**Dataset content**
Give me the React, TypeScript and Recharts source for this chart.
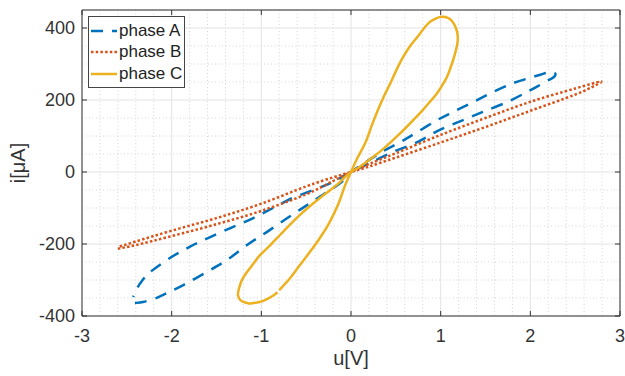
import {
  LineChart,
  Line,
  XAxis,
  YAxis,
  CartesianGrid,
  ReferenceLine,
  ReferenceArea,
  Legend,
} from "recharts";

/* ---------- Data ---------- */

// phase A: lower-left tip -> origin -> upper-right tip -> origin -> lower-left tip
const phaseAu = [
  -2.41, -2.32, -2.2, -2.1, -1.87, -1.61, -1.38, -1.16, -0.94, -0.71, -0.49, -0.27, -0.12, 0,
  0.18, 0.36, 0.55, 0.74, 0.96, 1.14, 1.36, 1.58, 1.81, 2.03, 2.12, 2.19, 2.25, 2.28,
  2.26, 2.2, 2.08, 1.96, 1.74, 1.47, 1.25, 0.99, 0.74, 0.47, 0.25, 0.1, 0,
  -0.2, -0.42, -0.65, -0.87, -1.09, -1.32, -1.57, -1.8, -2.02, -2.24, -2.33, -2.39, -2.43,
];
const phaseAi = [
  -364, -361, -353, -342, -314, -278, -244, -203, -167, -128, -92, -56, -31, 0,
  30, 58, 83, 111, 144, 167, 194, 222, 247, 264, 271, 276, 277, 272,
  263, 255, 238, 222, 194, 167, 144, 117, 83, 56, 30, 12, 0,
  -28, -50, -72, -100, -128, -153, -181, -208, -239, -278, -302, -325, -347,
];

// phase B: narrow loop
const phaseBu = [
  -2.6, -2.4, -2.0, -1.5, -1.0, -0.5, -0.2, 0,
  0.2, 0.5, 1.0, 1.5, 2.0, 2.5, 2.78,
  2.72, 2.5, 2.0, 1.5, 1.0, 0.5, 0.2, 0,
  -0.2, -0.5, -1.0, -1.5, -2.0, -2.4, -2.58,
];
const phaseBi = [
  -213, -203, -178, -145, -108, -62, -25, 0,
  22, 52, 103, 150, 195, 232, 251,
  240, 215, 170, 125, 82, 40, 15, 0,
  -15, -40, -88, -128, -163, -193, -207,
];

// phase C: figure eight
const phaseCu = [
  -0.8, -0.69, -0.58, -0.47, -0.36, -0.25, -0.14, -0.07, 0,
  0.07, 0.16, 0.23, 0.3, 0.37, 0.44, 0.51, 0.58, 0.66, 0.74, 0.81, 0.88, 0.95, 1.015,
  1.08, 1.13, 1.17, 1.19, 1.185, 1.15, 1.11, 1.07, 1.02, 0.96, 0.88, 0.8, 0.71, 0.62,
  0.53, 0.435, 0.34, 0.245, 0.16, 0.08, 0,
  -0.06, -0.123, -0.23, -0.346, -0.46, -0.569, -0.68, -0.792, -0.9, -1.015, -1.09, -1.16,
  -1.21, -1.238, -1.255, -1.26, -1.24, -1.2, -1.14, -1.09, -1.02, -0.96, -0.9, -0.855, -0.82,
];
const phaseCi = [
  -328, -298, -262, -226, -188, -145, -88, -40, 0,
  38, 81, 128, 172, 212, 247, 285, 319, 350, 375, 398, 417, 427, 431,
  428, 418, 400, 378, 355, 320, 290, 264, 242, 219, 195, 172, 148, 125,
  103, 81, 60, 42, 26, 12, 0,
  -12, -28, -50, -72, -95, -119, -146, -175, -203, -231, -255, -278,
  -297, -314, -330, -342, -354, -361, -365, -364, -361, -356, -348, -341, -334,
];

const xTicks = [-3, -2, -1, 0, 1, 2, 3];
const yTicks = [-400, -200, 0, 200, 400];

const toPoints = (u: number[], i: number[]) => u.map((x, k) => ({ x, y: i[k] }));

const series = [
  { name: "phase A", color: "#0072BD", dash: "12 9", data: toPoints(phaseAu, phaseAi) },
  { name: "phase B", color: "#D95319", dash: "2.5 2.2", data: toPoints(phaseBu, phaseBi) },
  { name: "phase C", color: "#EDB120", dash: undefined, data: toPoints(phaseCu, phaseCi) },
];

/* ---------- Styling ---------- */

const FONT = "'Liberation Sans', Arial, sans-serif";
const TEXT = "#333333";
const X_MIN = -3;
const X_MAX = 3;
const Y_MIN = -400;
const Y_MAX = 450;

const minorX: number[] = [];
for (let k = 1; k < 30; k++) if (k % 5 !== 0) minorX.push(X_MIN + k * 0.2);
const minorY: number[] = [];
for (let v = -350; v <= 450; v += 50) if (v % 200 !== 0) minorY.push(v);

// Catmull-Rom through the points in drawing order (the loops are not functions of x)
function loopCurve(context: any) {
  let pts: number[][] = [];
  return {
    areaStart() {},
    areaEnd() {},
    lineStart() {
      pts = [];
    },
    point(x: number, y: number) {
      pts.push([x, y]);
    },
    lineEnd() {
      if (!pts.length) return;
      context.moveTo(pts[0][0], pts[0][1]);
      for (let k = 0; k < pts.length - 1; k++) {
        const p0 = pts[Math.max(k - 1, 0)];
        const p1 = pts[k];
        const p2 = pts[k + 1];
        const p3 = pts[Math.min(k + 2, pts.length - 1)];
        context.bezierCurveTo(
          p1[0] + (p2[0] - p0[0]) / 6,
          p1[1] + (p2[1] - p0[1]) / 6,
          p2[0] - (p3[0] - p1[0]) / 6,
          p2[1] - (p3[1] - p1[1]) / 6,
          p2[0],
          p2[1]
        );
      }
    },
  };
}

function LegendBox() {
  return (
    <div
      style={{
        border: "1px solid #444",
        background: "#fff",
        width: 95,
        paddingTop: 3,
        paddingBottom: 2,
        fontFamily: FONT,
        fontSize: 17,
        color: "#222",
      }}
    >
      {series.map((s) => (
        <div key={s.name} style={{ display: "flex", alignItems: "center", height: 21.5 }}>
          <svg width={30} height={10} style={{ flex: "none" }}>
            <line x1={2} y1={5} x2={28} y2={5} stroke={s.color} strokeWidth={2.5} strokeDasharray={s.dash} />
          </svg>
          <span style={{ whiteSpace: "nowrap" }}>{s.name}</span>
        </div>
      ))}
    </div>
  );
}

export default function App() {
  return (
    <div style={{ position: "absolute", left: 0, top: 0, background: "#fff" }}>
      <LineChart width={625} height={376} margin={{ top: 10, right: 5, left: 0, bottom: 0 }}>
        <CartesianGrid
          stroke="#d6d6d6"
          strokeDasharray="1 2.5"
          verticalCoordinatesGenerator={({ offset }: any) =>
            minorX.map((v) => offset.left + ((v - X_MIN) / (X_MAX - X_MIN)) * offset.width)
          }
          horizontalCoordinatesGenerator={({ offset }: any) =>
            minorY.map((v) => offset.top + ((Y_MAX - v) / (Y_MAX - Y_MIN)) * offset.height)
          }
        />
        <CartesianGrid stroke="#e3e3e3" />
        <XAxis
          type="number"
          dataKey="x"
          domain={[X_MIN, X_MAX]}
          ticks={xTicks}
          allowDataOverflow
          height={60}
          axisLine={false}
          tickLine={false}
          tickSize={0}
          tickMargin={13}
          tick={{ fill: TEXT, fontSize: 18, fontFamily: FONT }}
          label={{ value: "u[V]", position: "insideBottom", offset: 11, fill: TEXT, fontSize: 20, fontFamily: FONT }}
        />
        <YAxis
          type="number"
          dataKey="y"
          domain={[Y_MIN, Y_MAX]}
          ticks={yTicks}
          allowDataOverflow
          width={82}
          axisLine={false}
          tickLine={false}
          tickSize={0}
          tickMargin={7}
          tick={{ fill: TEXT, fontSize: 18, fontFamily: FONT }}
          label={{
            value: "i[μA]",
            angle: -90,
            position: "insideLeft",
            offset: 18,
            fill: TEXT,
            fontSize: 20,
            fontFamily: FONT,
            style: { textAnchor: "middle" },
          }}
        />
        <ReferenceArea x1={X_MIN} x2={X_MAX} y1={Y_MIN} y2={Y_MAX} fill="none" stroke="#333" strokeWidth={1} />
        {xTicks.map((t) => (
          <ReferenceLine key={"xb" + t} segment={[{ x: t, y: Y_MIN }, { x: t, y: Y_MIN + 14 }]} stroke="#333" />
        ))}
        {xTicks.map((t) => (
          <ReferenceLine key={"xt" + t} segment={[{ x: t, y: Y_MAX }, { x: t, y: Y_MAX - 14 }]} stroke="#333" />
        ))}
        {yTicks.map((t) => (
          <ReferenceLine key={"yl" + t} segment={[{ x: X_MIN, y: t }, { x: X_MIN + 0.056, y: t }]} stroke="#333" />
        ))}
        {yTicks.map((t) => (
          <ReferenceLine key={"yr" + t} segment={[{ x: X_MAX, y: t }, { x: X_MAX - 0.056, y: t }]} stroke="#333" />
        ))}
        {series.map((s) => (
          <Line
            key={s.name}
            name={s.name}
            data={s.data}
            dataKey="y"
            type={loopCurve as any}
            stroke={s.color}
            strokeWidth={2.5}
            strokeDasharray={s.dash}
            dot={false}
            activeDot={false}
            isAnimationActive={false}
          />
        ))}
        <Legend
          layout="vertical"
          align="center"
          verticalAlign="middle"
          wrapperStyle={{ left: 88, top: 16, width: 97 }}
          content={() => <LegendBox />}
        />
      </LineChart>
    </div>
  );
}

**Given instruction**
Extract, word for word, each line from the top of the data down to and including the line with "/* ---------- Data ---------- */"; skip the pictures.

**Exercise result**
Give me the React, TypeScript and Recharts source for this chart.
import {
  LineChart,
  Line,
  XAxis,
  YAxis,
  CartesianGrid,
  ReferenceLine,
  ReferenceArea,
  Legend,
} from "recharts";

/* ---------- Data ---------- */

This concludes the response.